§ Goal of the exercise
Reproduce the listing exactly and skip over any pictures.

§ Given material

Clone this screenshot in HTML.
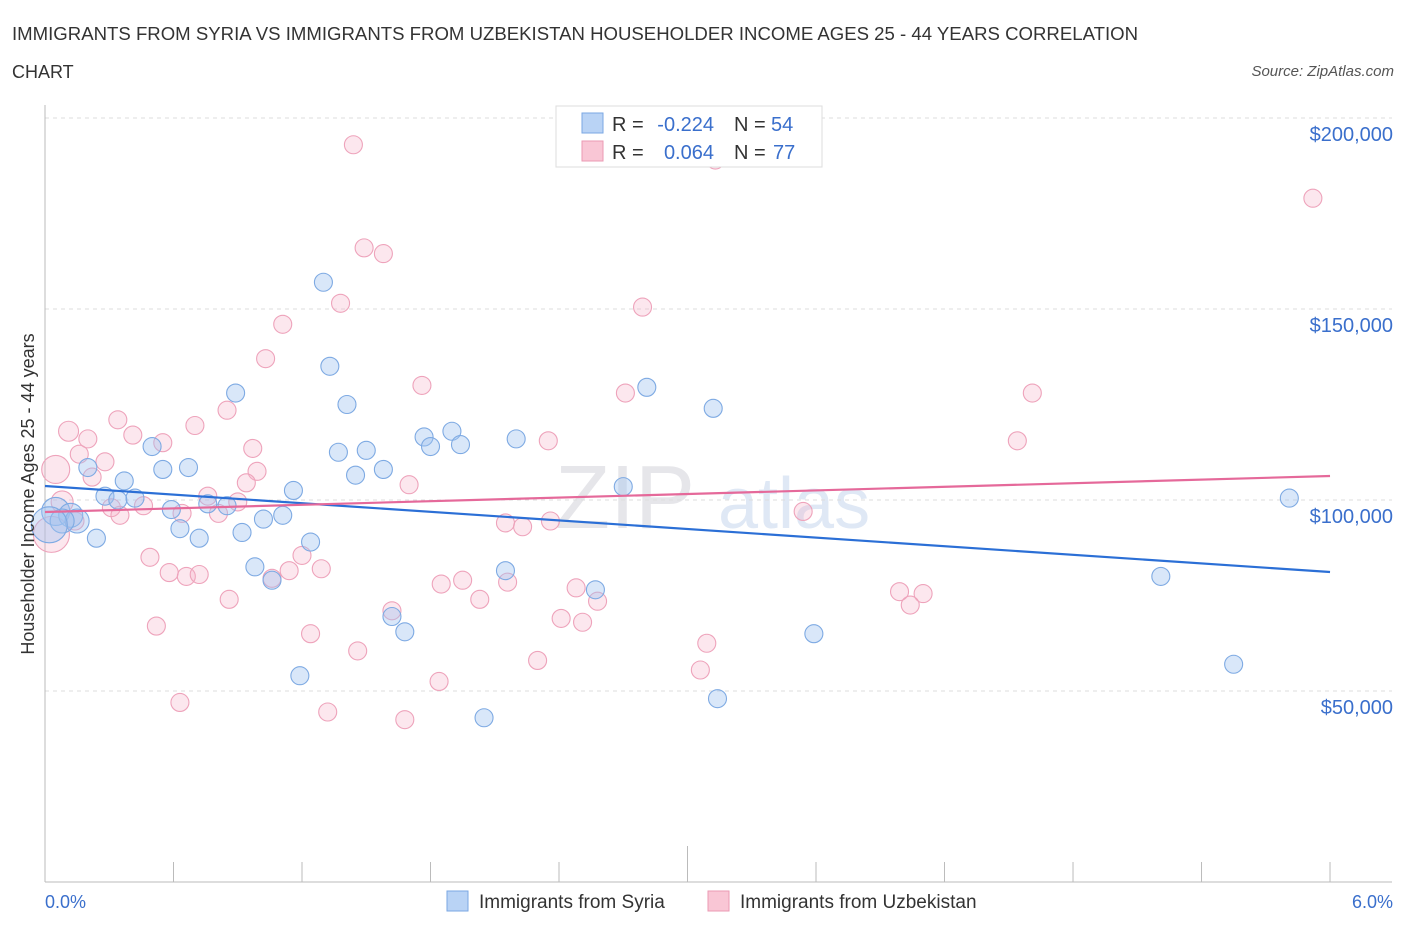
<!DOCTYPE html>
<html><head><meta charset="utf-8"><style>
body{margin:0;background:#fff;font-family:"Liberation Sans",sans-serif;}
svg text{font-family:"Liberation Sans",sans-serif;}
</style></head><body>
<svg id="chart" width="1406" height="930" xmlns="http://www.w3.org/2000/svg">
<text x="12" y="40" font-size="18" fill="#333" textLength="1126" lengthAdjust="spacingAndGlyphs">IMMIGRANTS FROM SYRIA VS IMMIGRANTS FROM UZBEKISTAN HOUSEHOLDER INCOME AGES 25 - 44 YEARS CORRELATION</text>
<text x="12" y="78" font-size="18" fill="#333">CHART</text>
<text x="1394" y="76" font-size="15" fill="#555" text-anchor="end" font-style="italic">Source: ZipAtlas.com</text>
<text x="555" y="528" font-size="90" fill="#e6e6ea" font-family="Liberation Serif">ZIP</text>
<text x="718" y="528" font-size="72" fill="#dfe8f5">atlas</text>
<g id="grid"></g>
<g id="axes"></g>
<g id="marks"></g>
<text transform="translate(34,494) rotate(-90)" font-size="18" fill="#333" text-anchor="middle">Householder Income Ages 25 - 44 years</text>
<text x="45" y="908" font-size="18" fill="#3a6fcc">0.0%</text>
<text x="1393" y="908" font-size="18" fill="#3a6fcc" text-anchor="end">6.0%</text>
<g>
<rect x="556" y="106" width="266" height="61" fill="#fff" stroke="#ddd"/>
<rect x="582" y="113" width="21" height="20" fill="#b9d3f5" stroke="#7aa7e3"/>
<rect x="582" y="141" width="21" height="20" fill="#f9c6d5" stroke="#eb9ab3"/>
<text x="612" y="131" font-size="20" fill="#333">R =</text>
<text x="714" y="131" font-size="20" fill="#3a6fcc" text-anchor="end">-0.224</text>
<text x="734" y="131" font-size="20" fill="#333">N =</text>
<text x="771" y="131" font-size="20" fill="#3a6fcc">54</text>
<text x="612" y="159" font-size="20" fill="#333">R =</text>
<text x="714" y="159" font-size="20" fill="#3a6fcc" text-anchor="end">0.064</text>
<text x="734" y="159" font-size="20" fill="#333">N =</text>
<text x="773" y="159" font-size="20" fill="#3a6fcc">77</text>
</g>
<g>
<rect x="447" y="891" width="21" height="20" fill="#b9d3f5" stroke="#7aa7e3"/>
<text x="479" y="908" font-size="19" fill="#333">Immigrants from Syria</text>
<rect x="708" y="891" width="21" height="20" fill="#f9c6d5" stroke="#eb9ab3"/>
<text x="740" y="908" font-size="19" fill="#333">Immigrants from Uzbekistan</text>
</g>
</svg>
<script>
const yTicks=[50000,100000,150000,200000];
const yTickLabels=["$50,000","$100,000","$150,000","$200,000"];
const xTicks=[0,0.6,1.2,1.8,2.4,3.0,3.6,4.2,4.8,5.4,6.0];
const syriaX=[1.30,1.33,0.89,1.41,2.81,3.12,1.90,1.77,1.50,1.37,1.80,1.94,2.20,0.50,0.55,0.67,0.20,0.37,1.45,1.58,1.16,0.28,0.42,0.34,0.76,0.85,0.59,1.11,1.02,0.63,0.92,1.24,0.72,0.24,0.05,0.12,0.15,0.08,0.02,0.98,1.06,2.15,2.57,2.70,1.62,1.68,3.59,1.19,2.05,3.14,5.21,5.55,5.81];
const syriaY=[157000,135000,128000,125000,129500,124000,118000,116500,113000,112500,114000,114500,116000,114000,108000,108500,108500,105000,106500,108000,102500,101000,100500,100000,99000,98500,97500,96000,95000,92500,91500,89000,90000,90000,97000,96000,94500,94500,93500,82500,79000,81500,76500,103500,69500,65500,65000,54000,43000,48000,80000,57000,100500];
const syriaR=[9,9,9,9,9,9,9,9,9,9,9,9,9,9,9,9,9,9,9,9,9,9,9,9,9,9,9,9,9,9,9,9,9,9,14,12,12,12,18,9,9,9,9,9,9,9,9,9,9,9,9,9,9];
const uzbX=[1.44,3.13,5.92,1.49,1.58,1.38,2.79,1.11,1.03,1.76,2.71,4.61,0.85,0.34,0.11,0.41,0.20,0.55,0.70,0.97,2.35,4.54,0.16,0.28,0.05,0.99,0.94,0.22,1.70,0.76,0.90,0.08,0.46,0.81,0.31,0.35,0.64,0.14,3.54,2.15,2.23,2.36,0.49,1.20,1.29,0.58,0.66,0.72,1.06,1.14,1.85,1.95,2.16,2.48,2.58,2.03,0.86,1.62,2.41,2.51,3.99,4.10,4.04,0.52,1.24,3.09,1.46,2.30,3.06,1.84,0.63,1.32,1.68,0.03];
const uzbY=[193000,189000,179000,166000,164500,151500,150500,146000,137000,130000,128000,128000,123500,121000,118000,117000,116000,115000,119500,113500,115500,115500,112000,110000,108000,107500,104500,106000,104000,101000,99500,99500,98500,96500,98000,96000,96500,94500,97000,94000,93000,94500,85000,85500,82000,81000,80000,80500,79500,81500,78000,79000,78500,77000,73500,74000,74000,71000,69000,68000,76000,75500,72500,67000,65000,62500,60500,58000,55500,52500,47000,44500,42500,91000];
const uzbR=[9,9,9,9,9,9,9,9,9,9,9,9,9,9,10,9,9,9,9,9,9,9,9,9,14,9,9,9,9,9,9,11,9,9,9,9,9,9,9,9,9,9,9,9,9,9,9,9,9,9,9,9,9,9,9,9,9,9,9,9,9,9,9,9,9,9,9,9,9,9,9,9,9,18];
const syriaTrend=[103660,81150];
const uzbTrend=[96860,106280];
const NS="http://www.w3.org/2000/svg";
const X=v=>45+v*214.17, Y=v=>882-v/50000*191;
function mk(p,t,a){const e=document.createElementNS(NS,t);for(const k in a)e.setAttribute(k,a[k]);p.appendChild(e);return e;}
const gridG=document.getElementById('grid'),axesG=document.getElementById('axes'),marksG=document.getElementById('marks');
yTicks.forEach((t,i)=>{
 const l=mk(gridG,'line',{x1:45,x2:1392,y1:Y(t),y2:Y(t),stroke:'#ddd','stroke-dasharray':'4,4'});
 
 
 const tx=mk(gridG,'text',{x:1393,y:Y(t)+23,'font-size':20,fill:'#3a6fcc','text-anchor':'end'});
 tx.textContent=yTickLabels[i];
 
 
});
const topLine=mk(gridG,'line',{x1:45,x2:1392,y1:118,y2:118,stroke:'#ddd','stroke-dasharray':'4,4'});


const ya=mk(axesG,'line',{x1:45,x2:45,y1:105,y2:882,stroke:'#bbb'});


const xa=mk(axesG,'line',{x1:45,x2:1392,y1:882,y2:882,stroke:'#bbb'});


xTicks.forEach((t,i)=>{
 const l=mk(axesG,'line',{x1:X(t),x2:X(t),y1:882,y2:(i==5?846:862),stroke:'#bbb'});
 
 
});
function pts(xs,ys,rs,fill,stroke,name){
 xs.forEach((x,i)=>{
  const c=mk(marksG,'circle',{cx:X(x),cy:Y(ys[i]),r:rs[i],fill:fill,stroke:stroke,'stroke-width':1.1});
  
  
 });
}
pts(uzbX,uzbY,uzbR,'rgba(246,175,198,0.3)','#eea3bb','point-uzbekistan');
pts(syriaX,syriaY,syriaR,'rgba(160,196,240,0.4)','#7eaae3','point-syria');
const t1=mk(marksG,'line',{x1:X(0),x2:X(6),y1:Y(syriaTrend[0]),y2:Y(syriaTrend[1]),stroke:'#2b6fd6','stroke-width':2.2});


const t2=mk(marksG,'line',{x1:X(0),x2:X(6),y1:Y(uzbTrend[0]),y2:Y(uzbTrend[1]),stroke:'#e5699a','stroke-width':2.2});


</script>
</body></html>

§ Solution
Clone this screenshot in HTML.
<!DOCTYPE html>
<html><head><meta charset="utf-8"><style>
body{margin:0;background:#fff;font-family:"Liberation Sans",sans-serif;}
svg text{font-family:"Liberation Sans",sans-serif;}
</style></head><body>
<svg id="chart" width="1406" height="930" xmlns="http://www.w3.org/2000/svg">
<text x="12" y="40" font-size="18" fill="#333" textLength="1126" lengthAdjust="spacingAndGlyphs">IMMIGRANTS FROM SYRIA VS IMMIGRANTS FROM UZBEKISTAN HOUSEHOLDER INCOME AGES 25 - 44 YEARS CORRELATION</text>
<text x="12" y="78" font-size="18" fill="#333">CHART</text>
<text x="1394" y="76" font-size="15" fill="#555" text-anchor="end" font-style="italic">Source: ZipAtlas.com</text>
<text x="555" y="528" font-size="90" fill="#e6e6ea" font-family="Liberation Serif">ZIP</text>
<text x="718" y="528" font-size="72" fill="#dfe8f5">atlas</text>
<g id="grid"></g>
<g id="axes"></g>
<g id="marks"></g>
<text transform="translate(34,494) rotate(-90)" font-size="18" fill="#333" text-anchor="middle">Householder Income Ages 25 - 44 years</text>
<text x="45" y="908" font-size="18" fill="#3a6fcc">0.0%</text>
<text x="1393" y="908" font-size="18" fill="#3a6fcc" text-anchor="end">6.0%</text>
<g>
<rect x="556" y="106" width="266" height="61" fill="#fff" stroke="#ddd"/>
<rect x="582" y="113" width="21" height="20" fill="#b9d3f5" stroke="#7aa7e3"/>
<rect x="582" y="141" width="21" height="20" fill="#f9c6d5" stroke="#eb9ab3"/>
<text x="612" y="131" font-size="20" fill="#333">R =</text>
<text x="714" y="131" font-size="20" fill="#3a6fcc" text-anchor="end">-0.224</text>
<text x="734" y="131" font-size="20" fill="#333">N =</text>
<text x="771" y="131" font-size="20" fill="#3a6fcc">54</text>
<text x="612" y="159" font-size="20" fill="#333">R =</text>
<text x="714" y="159" font-size="20" fill="#3a6fcc" text-anchor="end">0.064</text>
<text x="734" y="159" font-size="20" fill="#333">N =</text>
<text x="773" y="159" font-size="20" fill="#3a6fcc">77</text>
</g>
<g>
<rect x="447" y="891" width="21" height="20" fill="#b9d3f5" stroke="#7aa7e3"/>
<text x="479" y="908" font-size="19" fill="#333">Immigrants from Syria</text>
<rect x="708" y="891" width="21" height="20" fill="#f9c6d5" stroke="#eb9ab3"/>
<text x="740" y="908" font-size="19" fill="#333">Immigrants from Uzbekistan</text>
</g>
</svg>
<script>
const yTicks=[50000,100000,150000,200000];
const yTickLabels=["$50,000","$100,000","$150,000","$200,000"];
const xTicks=[0,0.6,1.2,1.8,2.4,3.0,3.6,4.2,4.8,5.4,6.0];
const syriaX=[1.30,1.33,0.89,1.41,2.81,3.12,1.90,1.77,1.50,1.37,1.80,1.94,2.20,0.50,0.55,0.67,0.20,0.37,1.45,1.58,1.16,0.28,0.42,0.34,0.76,0.85,0.59,1.11,1.02,0.63,0.92,1.24,0.72,0.24,0.05,0.12,0.15,0.08,0.02,0.98,1.06,2.15,2.57,2.70,1.62,1.68,3.59,1.19,2.05,3.14,5.21,5.55,5.81];
const syriaY=[157000,135000,128000,125000,129500,124000,118000,116500,113000,112500,114000,114500,116000,114000,108000,108500,108500,105000,106500,108000,102500,101000,100500,100000,99000,98500,97500,96000,95000,92500,91500,89000,90000,90000,97000,96000,94500,94500,93500,82500,79000,81500,76500,103500,69500,65500,65000,54000,43000,48000,80000,57000,100500];
const syriaR=[9,9,9,9,9,9,9,9,9,9,9,9,9,9,9,9,9,9,9,9,9,9,9,9,9,9,9,9,9,9,9,9,9,9,14,12,12,12,18,9,9,9,9,9,9,9,9,9,9,9,9,9,9];
const uzbX=[1.44,3.13,5.92,1.49,1.58,1.38,2.79,1.11,1.03,1.76,2.71,4.61,0.85,0.34,0.11,0.41,0.20,0.55,0.70,0.97,2.35,4.54,0.16,0.28,0.05,0.99,0.94,0.22,1.70,0.76,0.90,0.08,0.46,0.81,0.31,0.35,0.64,0.14,3.54,2.15,2.23,2.36,0.49,1.20,1.29,0.58,0.66,0.72,1.06,1.14,1.85,1.95,2.16,2.48,2.58,2.03,0.86,1.62,2.41,2.51,3.99,4.10,4.04,0.52,1.24,3.09,1.46,2.30,3.06,1.84,0.63,1.32,1.68,0.03];
const uzbY=[193000,189000,179000,166000,164500,151500,150500,146000,137000,130000,128000,128000,123500,121000,118000,117000,116000,115000,119500,113500,115500,115500,112000,110000,108000,107500,104500,106000,104000,101000,99500,99500,98500,96500,98000,96000,96500,94500,97000,94000,93000,94500,85000,85500,82000,81000,80000,80500,79500,81500,78000,79000,78500,77000,73500,74000,74000,71000,69000,68000,76000,75500,72500,67000,65000,62500,60500,58000,55500,52500,47000,44500,42500,91000];
const uzbR=[9,9,9,9,9,9,9,9,9,9,9,9,9,9,10,9,9,9,9,9,9,9,9,9,14,9,9,9,9,9,9,11,9,9,9,9,9,9,9,9,9,9,9,9,9,9,9,9,9,9,9,9,9,9,9,9,9,9,9,9,9,9,9,9,9,9,9,9,9,9,9,9,9,18];
const syriaTrend=[103660,81150];
const uzbTrend=[96860,106280];
const NS="http://www.w3.org/2000/svg";
const X=v=>45+v*214.17, Y=v=>882-v/50000*191;
function mk(p,t,a){const e=document.createElementNS(NS,t);for(const k in a)e.setAttribute(k,a[k]);p.appendChild(e);return e;}
const gridG=document.getElementById('grid'),axesG=document.getElementById('axes'),marksG=document.getElementById('marks');
yTicks.forEach((t,i)=>{
 const l=mk(gridG,'line',{x1:45,x2:1392,y1:Y(t),y2:Y(t),stroke:'#ddd','stroke-dasharray':'4,4'});
 
 
 const tx=mk(gridG,'text',{x:1393,y:Y(t)+23,'font-size':20,fill:'#3a6fcc','text-anchor':'end'});
 tx.textContent=yTickLabels[i];
 
 
});
const topLine=mk(gridG,'line',{x1:45,x2:1392,y1:118,y2:118,stroke:'#ddd','stroke-dasharray':'4,4'});


const ya=mk(axesG,'line',{x1:45,x2:45,y1:105,y2:882,stroke:'#bbb'});


const xa=mk(axesG,'line',{x1:45,x2:1392,y1:882,y2:882,stroke:'#bbb'});


xTicks.forEach((t,i)=>{
 const l=mk(axesG,'line',{x1:X(t),x2:X(t),y1:882,y2:(i==5?846:862),stroke:'#bbb'});
 
 
});
function pts(xs,ys,rs,fill,stroke,name){
 xs.forEach((x,i)=>{
  const c=mk(marksG,'circle',{cx:X(x),cy:Y(ys[i]),r:rs[i],fill:fill,stroke:stroke,'stroke-width':1.1});
  
  
 });
}
pts(uzbX,uzbY,uzbR,'rgba(246,175,198,0.3)','#eea3bb','point-uzbekistan');
pts(syriaX,syriaY,syriaR,'rgba(160,196,240,0.4)','#7eaae3','point-syria');
const t1=mk(marksG,'line',{x1:X(0),x2:X(6),y1:Y(syriaTrend[0]),y2:Y(syriaTrend[1]),stroke:'#2b6fd6','stroke-width':2.2});


const t2=mk(marksG,'line',{x1:X(0),x2:X(6),y1:Y(uzbTrend[0]),y2:Y(uzbTrend[1]),stroke:'#e5699a','stroke-width':2.2});


</script>
</body></html>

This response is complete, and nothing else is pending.